It is precisely this pre-existing inter-war reality that is of interest for the study of individual housing, in the context of the new tourism projects that began in 1955. Could it be the beginning of the completion of the Eforie Nord cliff with villas or the realization of a small complex of such villas in Mangalia an opportunity that the leaders of the time used in the idea of building more luxurious complexes? What is certain is that on July 2, 1955, therefore before the establishment of the Carpathian N.T.O., the Council of Ministers issued Decision 1222 on the approval of "Spa development works on the Vasile Roaită cliff"11, the old name of the town of Eforie. Compared to Mangalia's cliffs, where there were few modern achievements in the inter-war period, the cliffs of Eforie (North and South) had a significant number of secondary residences, inter-war villas, laid out in a coherent manner along the cliffs and in the streets of the villages. The projects published in issues 8-9 of the 1958 issue of Arhitectura, exemplifying realizations in Eforie Nord, are characteristic of the new idea of tourism and its correlation with interwar achievements. The published projects of villas on the seafront, designed by arch. Nicolae Stopler and arh. Cezar Lăzărescu, realized between 1955-1959, were inserted among the villas designed mainly by G. M. Cantacuzino. A comparison with the projects realized in the 1930s, in particular with Villa Aviana, with which they are adjacent, shows that the apparent similarity between certain projects hides, in fact, a complete change of content both in terms of spatial-functional organization and in the idea of architectural expression.
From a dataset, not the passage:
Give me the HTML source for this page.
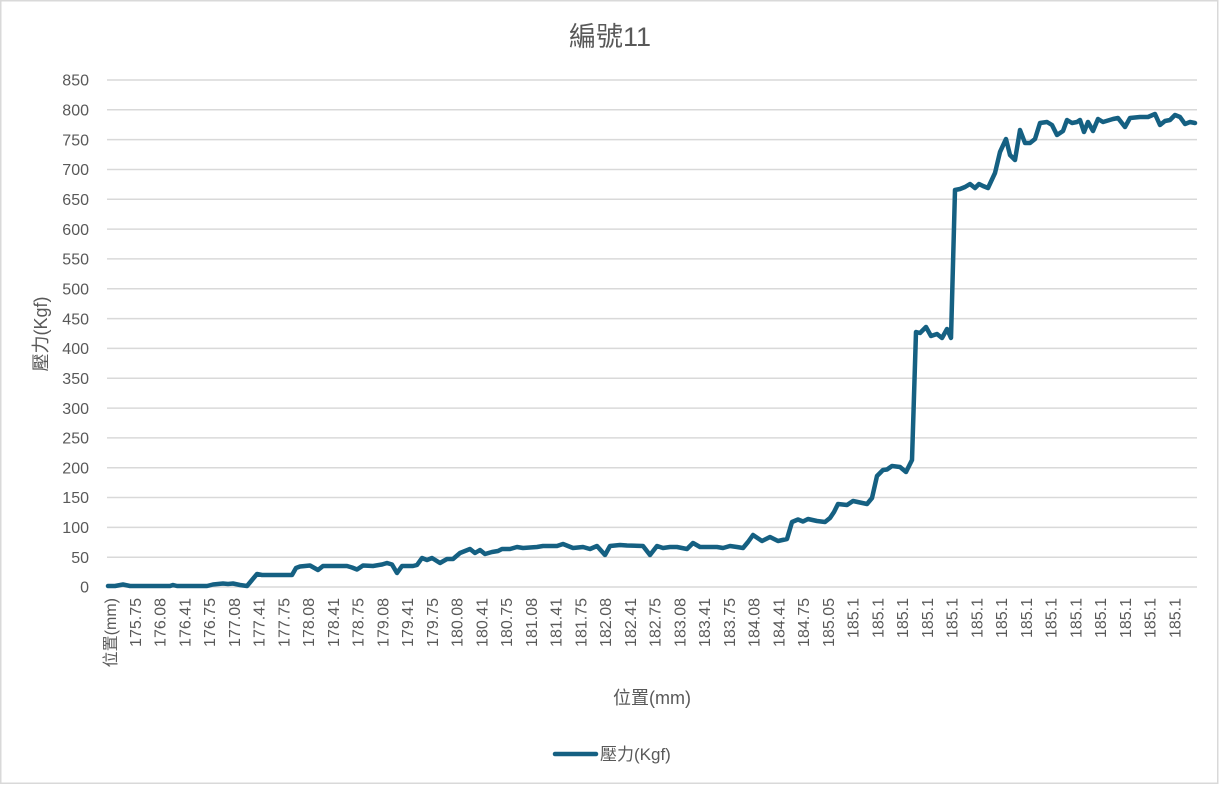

The two villas published in Arhitectura magazine were designed on a principle of specular symmetry. In contrast to Villa Aviana, the symmetry of the buildings constructed in 1958 comes from other sources, the most obvious of which is the symmetrical, coupled house model that defines the architecture of the individual dwelling imported after the Second World War. The example of the villa with four apartments designed by arch. Nicolae Stopler's example is clearly inspired by the architecture of the Aviana villa, whose curvature is imitated in the image by the slopes of the roof that converge towards the central staircase, which is open-air. The apparent resemblance between the two buildings conceals a reversal of concept in terms of the interior. While the central staircase space marked by an arched window brings the interior of the building together, the staircase of the villa designed by Nicolae Stopler is merely a functional connector between the four apartments. On the inside, each apartment is identical (and mirror symmetrical), and the interior arrangement of the spaces is based solely on functionality. Each apartment is independent and drawn on a square plan, unable to spatially express the horizontality of the whole.
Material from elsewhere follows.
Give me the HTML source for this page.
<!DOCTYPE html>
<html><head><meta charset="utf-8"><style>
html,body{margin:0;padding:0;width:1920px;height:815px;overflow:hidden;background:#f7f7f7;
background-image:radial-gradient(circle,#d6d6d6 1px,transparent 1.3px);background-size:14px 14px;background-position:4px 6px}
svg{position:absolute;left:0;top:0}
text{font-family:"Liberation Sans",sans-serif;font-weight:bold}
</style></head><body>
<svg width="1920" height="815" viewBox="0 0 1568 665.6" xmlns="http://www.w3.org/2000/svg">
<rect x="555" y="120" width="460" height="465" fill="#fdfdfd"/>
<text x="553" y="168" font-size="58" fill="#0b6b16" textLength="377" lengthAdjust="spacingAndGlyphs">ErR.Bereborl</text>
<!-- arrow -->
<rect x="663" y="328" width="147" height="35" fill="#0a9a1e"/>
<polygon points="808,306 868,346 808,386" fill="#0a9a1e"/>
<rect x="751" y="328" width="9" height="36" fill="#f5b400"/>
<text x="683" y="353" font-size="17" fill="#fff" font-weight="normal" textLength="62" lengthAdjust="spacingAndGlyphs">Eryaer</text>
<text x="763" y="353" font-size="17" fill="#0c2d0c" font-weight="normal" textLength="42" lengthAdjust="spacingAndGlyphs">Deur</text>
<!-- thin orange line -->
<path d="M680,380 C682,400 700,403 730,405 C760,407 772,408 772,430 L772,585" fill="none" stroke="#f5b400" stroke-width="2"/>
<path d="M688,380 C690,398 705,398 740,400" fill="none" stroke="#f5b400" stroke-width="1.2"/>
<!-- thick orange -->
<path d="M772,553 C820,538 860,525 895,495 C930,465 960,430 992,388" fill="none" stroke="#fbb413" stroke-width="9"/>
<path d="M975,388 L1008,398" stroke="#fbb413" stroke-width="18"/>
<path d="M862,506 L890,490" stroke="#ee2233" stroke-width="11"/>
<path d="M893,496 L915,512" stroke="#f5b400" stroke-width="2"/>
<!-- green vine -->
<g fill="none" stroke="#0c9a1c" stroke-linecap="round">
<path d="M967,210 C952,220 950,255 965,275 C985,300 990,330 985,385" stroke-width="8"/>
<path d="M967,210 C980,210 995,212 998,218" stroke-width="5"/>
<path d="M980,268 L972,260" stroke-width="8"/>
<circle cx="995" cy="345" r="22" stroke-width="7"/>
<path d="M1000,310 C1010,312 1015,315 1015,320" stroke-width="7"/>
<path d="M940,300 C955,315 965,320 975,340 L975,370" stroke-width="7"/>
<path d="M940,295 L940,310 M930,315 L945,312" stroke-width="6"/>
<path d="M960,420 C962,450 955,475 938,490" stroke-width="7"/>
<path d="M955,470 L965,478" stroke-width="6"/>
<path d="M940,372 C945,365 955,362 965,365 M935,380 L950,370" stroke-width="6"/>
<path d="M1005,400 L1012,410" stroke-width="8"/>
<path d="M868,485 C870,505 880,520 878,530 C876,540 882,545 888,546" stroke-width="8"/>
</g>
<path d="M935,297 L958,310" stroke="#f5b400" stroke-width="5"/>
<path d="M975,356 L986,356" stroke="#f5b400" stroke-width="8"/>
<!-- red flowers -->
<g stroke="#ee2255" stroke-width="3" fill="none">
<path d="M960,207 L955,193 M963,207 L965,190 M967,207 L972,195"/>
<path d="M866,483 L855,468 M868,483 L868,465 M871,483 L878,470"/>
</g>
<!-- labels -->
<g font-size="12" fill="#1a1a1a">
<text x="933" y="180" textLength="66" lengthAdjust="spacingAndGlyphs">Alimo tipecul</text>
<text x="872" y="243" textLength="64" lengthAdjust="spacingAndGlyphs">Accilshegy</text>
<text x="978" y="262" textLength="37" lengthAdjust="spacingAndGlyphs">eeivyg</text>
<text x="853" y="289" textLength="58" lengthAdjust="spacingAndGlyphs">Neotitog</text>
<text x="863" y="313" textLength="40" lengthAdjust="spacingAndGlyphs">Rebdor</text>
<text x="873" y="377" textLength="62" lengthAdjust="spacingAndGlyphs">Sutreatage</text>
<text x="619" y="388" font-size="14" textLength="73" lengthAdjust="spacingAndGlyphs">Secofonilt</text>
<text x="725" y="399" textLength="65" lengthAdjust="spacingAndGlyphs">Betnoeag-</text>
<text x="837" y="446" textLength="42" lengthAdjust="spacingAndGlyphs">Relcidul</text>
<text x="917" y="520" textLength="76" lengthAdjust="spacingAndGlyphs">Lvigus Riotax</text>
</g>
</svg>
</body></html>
Continuing the comparison with Vila Aviana, the villa designed by Cezar Lăzărescu is a duplex; the center of the building is not represented by a void, but by the wall separating the two "apartments". The floor plans are still reminiscent of extended inter-war villas, with separate service circulation on the ground floor. The staircase and its hallway quote the inter-war example of the Aviana villa in a functionalist register. The main staircase falls into the category of servants' quarters, no longer the main space of the house; these spaces are still facing the street, clearly separated by a longitudinal wall from the living spaces and the upstairs rooms. Note the upstairs room next to the bathrooms, which is also a service room. It opens to the side and to the street, not to the generous terrace facing the sea.
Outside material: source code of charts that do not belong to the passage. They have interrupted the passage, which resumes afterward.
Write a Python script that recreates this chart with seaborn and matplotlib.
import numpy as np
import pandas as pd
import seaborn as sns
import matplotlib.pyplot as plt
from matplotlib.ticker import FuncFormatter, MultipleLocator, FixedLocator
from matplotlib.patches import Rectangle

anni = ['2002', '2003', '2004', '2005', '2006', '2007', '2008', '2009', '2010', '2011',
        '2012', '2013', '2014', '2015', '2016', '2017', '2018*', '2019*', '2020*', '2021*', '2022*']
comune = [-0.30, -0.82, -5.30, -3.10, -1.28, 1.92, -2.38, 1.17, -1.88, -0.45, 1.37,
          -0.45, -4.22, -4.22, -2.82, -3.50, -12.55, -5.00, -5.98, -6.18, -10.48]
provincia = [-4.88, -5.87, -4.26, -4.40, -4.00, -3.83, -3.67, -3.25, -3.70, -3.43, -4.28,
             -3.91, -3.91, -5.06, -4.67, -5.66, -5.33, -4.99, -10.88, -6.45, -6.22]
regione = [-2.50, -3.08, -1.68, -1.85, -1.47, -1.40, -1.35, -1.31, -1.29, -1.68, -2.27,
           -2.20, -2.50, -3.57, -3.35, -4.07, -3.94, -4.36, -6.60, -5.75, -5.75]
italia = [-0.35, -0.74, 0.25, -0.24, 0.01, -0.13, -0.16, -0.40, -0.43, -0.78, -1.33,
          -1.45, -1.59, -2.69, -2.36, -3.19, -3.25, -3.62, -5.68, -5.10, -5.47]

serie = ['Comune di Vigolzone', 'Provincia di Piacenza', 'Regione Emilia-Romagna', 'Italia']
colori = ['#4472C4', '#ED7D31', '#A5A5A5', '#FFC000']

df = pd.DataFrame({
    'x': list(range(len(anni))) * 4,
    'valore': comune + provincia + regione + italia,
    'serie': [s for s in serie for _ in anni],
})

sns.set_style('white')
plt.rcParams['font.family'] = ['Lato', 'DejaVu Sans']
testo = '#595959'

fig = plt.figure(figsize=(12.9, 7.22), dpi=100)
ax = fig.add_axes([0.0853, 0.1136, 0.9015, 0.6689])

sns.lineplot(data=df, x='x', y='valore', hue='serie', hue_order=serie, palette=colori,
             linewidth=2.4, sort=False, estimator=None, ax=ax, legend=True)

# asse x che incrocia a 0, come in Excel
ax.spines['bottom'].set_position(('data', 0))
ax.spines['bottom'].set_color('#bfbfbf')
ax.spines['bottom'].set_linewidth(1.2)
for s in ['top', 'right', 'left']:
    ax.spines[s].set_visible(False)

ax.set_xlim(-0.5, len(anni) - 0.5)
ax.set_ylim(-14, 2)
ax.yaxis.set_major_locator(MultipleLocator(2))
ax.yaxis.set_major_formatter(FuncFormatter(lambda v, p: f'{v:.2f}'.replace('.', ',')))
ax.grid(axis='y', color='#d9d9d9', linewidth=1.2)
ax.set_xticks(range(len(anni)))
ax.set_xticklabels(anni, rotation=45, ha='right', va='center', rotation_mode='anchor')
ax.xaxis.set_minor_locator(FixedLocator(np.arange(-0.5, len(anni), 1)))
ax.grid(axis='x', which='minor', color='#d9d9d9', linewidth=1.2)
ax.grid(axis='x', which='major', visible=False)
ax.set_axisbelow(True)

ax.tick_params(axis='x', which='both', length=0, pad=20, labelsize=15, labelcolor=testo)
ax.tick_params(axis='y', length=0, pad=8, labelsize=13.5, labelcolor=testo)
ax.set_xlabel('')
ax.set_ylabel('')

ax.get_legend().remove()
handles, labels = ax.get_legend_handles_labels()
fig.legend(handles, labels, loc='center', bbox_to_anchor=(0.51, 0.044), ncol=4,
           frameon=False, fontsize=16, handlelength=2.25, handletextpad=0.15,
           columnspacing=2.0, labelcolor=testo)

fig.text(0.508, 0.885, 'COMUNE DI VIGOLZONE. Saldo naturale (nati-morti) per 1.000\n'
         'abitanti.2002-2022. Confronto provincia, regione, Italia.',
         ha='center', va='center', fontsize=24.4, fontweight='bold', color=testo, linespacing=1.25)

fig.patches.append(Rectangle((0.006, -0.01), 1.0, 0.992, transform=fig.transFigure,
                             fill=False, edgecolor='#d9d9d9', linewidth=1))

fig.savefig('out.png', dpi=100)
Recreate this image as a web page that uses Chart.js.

The analysis of the villas shows the slippage of the significance of certain spatial and formal principles in architecture in the post-war (communist) period. In the present case, the architecture of the 1958 projects can also be seen as an example of integration into an established site and they remain key examples of post-World War II modern architecture.
Compared to the examples from Eforie Nord published in Arhitectura RPR, the villa located in the northern part of the Eforie Nord cliff and the villas in Mangalia were not published together with the rest of the assemblages built on the cliff, which puts them in another category, that of "special villas", realized for the CC members of the PMR. The 'special' villas that began to be built on the seaside, in Eforie Nord, Mangalia and later in other seaside resorts, such as Timișul de Jos, in the current county of Brasov, Snagov, etc., although hidden from the general public, became a model for those projects in the country that were accessible to the public and featured in specialized magazines.
The subject of the special villas built between 1947-1989 for the private use of political leaders is perhaps the most difficult to analyze in relation to the rest of the private or state architectural production due to the secrecy that still hangs over these achievements. If immediately after the Revolution of 1989 most of the "special villas" were ostentatiously opened to the general public12, they were also immediately closed and returned to the use of the new political leaders. Their architectural value was not an open subject, even though they were the only buildings which, at that time, marked by the economy of materials, benefited from the latest technologies and finishes, and were designed by collectives of selected architects and engineers. This has resulted in buildings whose quality we can guess that they should be of good quality, although speculative information is much more extensive than documented. Their inclusion in the recent and public history of architecture must happen soon, in order to move these buildings from the category of mythology into the category of architecture seen and commented on.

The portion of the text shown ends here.